しかしながら、ひと言付け加えておきたい。対象を要求する誘発型能力は、戦闘フェイズに移行する際に示されなければならないものの内の一つだ。なぜなら、対象を伴う誘発型能力は、優先権の受け渡しを行う前に示されなければならないからだ。


で、なんで戦闘開始ステップに優先権を保持するための明白な言い回しは無いの?
この文章が、そういうのが必要ないって説明の助けになってくれれば良いんだけど。より重要なのは、そういう言い回しを設けることを許容すると、みんなが曖昧さの上でプレイしているんだってことに気付くんだろうということだ。僕らは、考えた基準線で許容できるようにすることには興味がない。究極的には、マジックは戦略的な思考のゲームであるべきで、文法の演習ではないし、そのような厳しい基準線はゲームを劇的に改善するものではない。この手順の省略を取り除いたり緩めたりするための議論の一つは、"誰もそういうやり方はしない"、だ。でも、そのための理由ならある!

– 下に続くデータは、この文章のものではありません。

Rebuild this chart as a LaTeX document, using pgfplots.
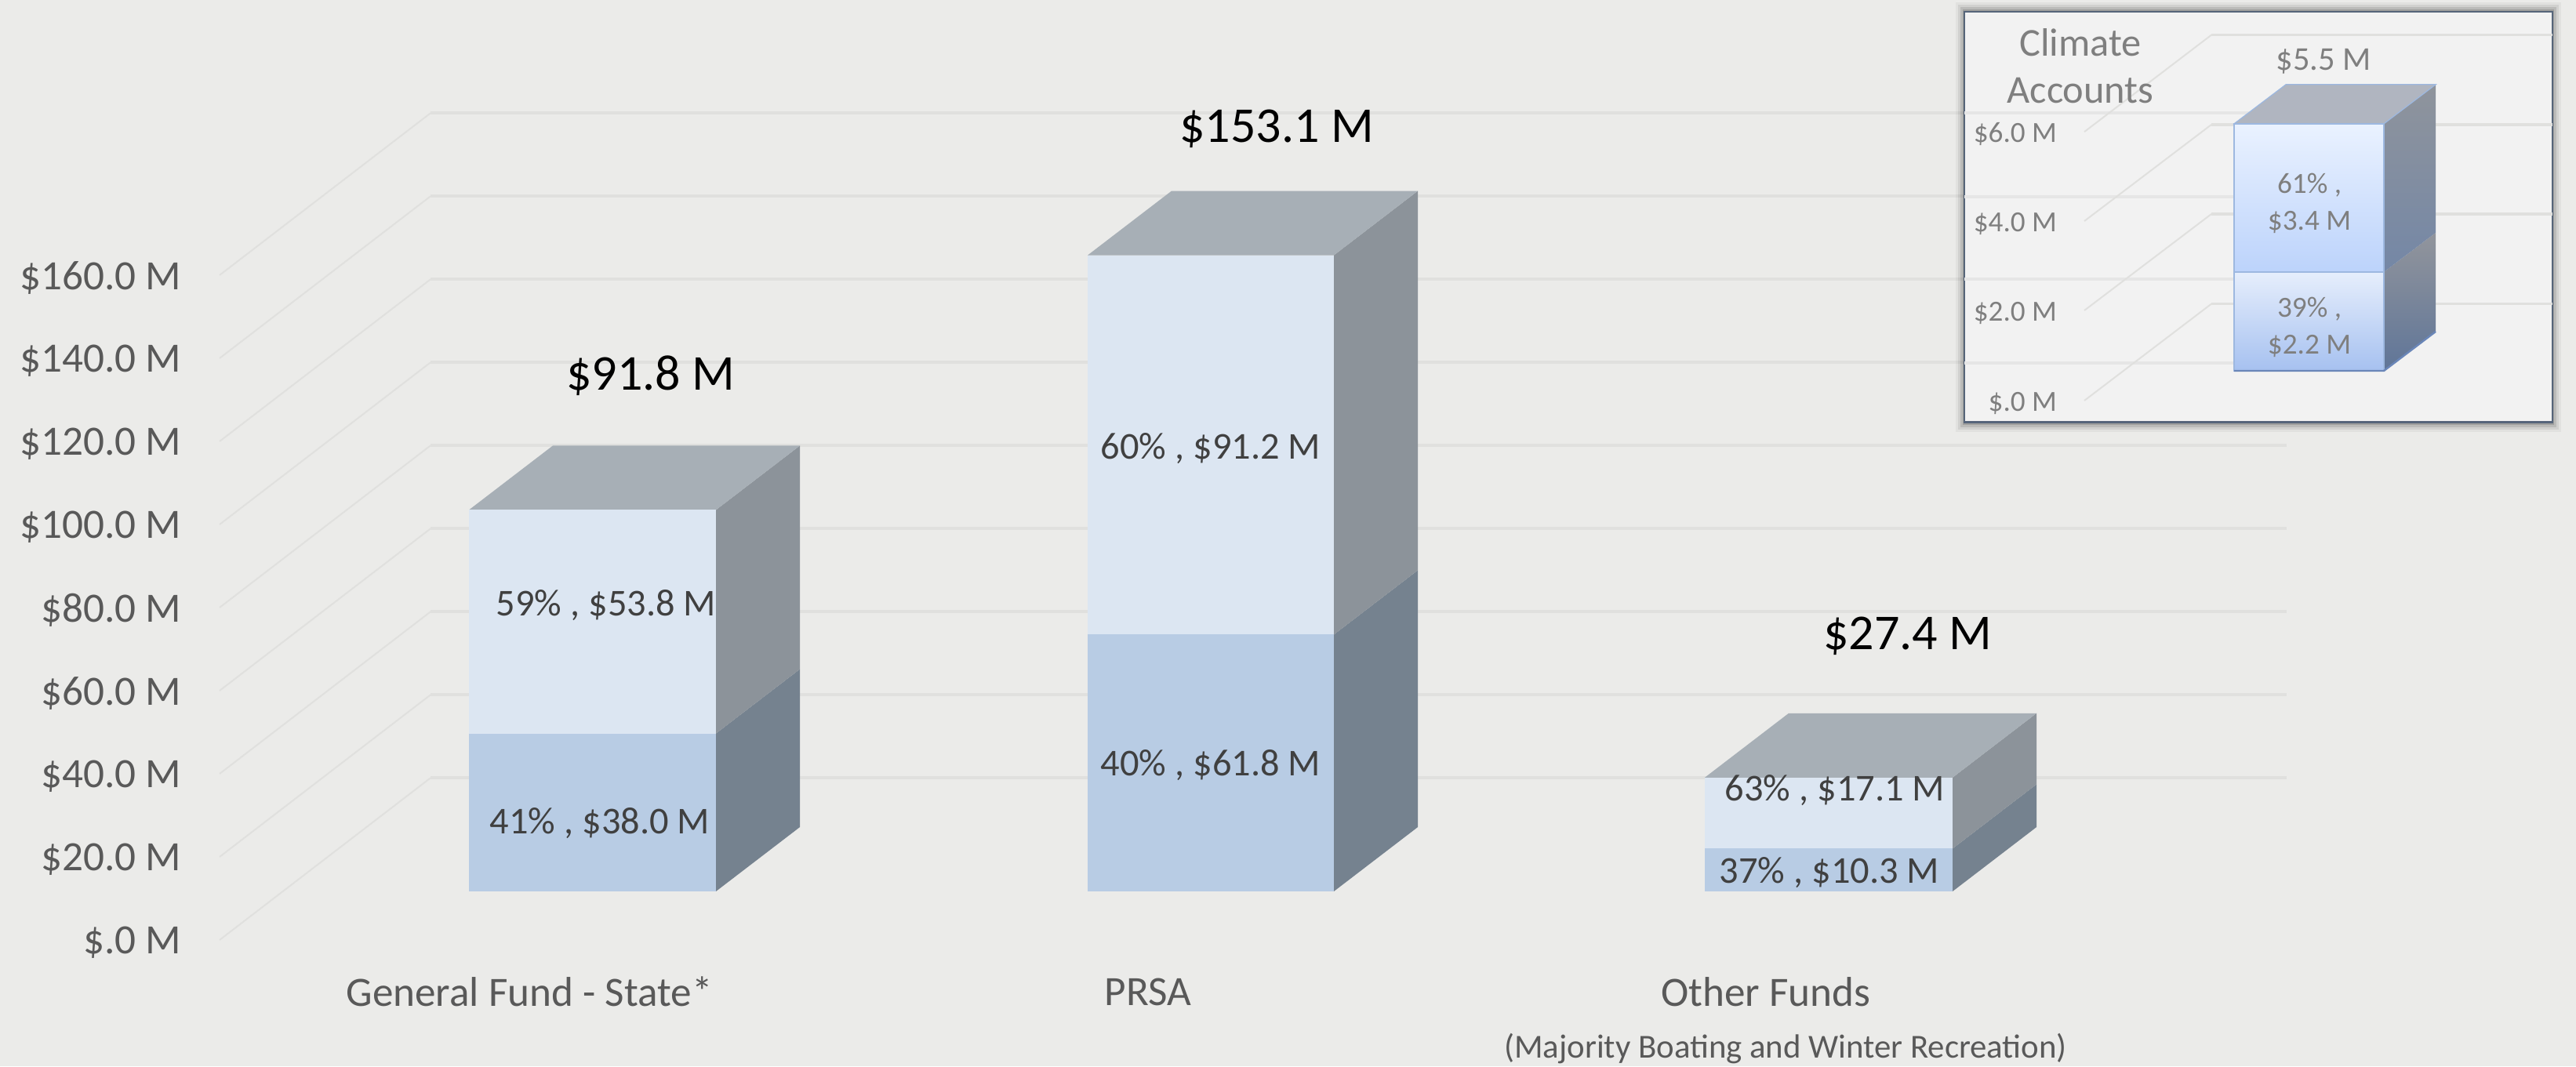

いうまでもなく、ルールはなにが言われたのか(プレイヤーが同意しなかろうが)を正確に解釈させる。ひょっとしたらフランス語でもね。


MTRはこの姿勢を明確に支持してはいない
賛成する。そう、MTRは反論していない。でも、長年の間、MTRに示される最も厳しい基準線の姿勢を採用し続けてきた。僕はずっと、隠された言い回しで試す価値のあるものは本当にないのか、この手順の省略ではっきりさせられないのか再検討をし続けている。この作業ではっきりしたのは、尖端には何もないってことで、そう多くない人たちがこの挑戦に魅せられているってことだ。